The menu was simple - a white slab of plastic hanging on the wall, the left side in Vietnamese, the right side in English. Five menu items were spelled out in plain black lettering, and I zeroed in immediately on #1, the banh mi thit nguoi. I ordered two, and one of the meatball, which I had also read was good, and sat down to wait. Two young boys made their way back and forth from behind the counter, eyeing me with curiosity and amusement as they went. I was there for ten minutes, but the entire time, there were customers. All were Vietnamese, none were speaking English. In my experience, whenever this happens, it means that the place you’re eating is authentic, and probably very good.

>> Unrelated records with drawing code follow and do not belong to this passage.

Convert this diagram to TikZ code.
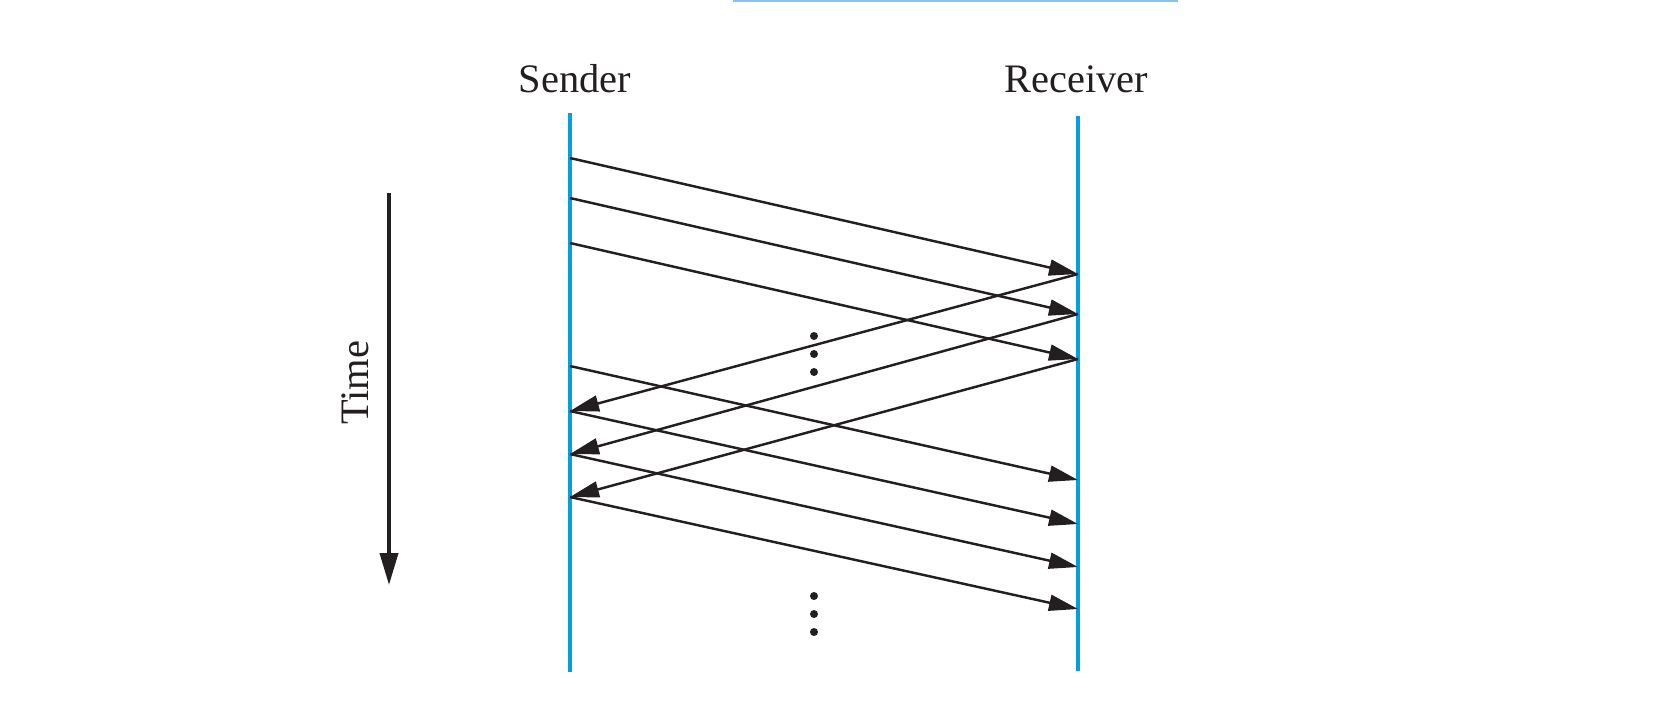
\documentclass[tikz,border=0pt]{standalone}
\usepackage{fontspec}
\setmainfont{Liberation Serif}
\usetikzlibrary{arrows.meta}
\definecolor{lifeblue}{RGB}{0,160,227}
\definecolor{paleblue}{RGB}{140,195,232}
\definecolor{inkdark}{RGB}{35,31,32}

\begin{document}
\begin{tikzpicture}
                [x=0.01cm,y=-0.01cm,
                lifeline/.style={draw=lifeblue,line width=1.2pt},
                msg/.style={draw=inkdark,line width=0.7pt,-{Triangle[length=2.9mm,width=1.6mm]}},
                lbl/.style={font=\fontsize{11.5}{13}\selectfont,text=inkdark,inner sep=0pt,anchor=base},
                dot/.style={circle,fill=inkdark,inner sep=0pt,minimum size=0.08cm}]
                \useasboundingbox (0,0) rectangle (1654,723);
                % top rule
                \coordinate (ta) at (733,0.5);
                \coordinate (tb) at (1178,0.5);
                \draw[paleblue,line width=0.8pt] (ta) -- (tb);
                % headings
                \node[lbl] (sender) at (575,92) {Sender};
                \node[lbl] (receiver) at (1076,92) {Receiver};
                % lifelines
                \coordinate (stop) at (570,113);
                \coordinate (sbot) at (570,672);
                \coordinate (rtop) at (1078,116);
                \coordinate (rbot) at (1078,671);
                \path[lifeline] (stop) -- (sbot);
                \path[lifeline] (rtop) -- (rbot);
                % points on the sender side
                \coordinate (s1) at (570,158);
                \coordinate (s2) at (570,198);
                \coordinate (s3) at (570,243);
                \coordinate (s4) at (570,366);
                \coordinate (s5) at (570,411);
                \coordinate (s6) at (570,454);
                \coordinate (s7) at (570,497);
                % points on the receiver side
                \coordinate (r1) at (1078,274);
                \coordinate (r2) at (1078,314);
                \coordinate (r3) at (1078,359);
                \coordinate (r4) at (1078,480);
                \coordinate (r5) at (1078,524);
                \coordinate (r6) at (1078,567);
                \coordinate (r7) at (1078,609);
                % packets
                \path[msg] (s1) -- (r1);
                \path[msg] (s2) -- (r2);
                \path[msg] (s3) -- (r3);
                \path[msg] (s4) -- (r4);
                \path[msg] (s5) -- (r5);
                \path[msg] (s6) -- (r6);
                \path[msg] (s7) -- (r7);
                % acknowledgements
                \path[msg] (r1) -- (s5);
                \path[msg] (r2) -- (s6);
                \path[msg] (r3) -- (s7);
                % ellipses
                \node[dot] (u1) at (814,336) {};
                \node[dot] (u2) at (814,354) {};
                \node[dot] (u3) at (814,372) {};
                \node[dot] (l1) at (814,596) {};
                \node[dot] (l2) at (814,614) {};
                \node[dot] (l3) at (814,632) {};
                % time axis
                \coordinate (ttop) at (389,193);
                \coordinate (tbot) at (389,585);
                \draw[inkdark,line width=1.1pt,-{Triangle[length=3.2mm,width=1.8mm]}] (ttop) -- (tbot);
                \node[lbl,rotate=90] (time) at (368,383) {Time};
\end{tikzpicture}
\end{document}
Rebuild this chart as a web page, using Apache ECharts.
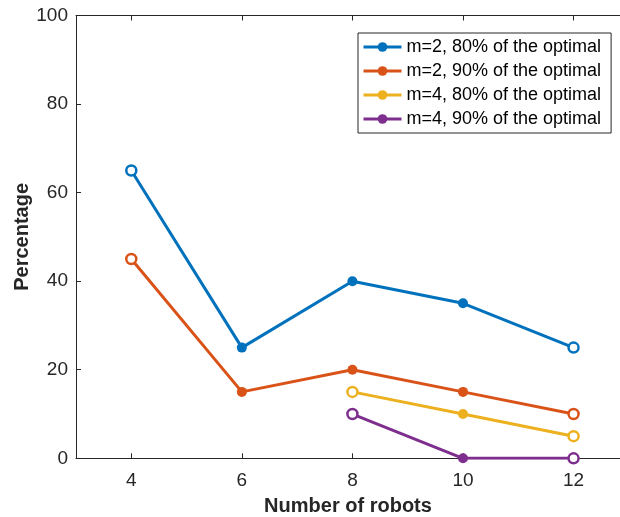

I grabbed my bag of banh mi and paid with cash (these kinds of places never accept credit) and headed to the car. My curiosity overcame me, and I tore into the wrapper. The sandwich was, as the reviewer above indicated, ensconsed in crispy-soft toasted baguette. As with all southeast Asian cooking, I was immediately hit by the contrasting flavors - sweet and savory, spicy and and sour, each taste playing a note in a complicated harmony. I’ve never eaten headcheese before, but I’ve had my share of tripe, organs, pig ears and chicken feet, and there was nothing remotely unpleasant about it. The cilantro stood out in certain bites, as did the pickled radish and carrot, which balanced against the richer flavors of pate and pork aspic. I drove out of the plaza taking copious bites, relishing both texture and taste as I navigated seven corners on my way home.
Covered in crumbs, I arrived later than expected, but when I told my wife I had a treat for her and handed her a sandwich, wrapped in white butcher paper with the word “combo” hand-written on it in black marker, she didn’t seem to mind.
After her first bite, she simply said, “The flavors!” After the next few bites, she just kept repeating the same thing.
“Phenomenal.”
The best things in life may not be free, but sometimes, they’re pretty darn cheap.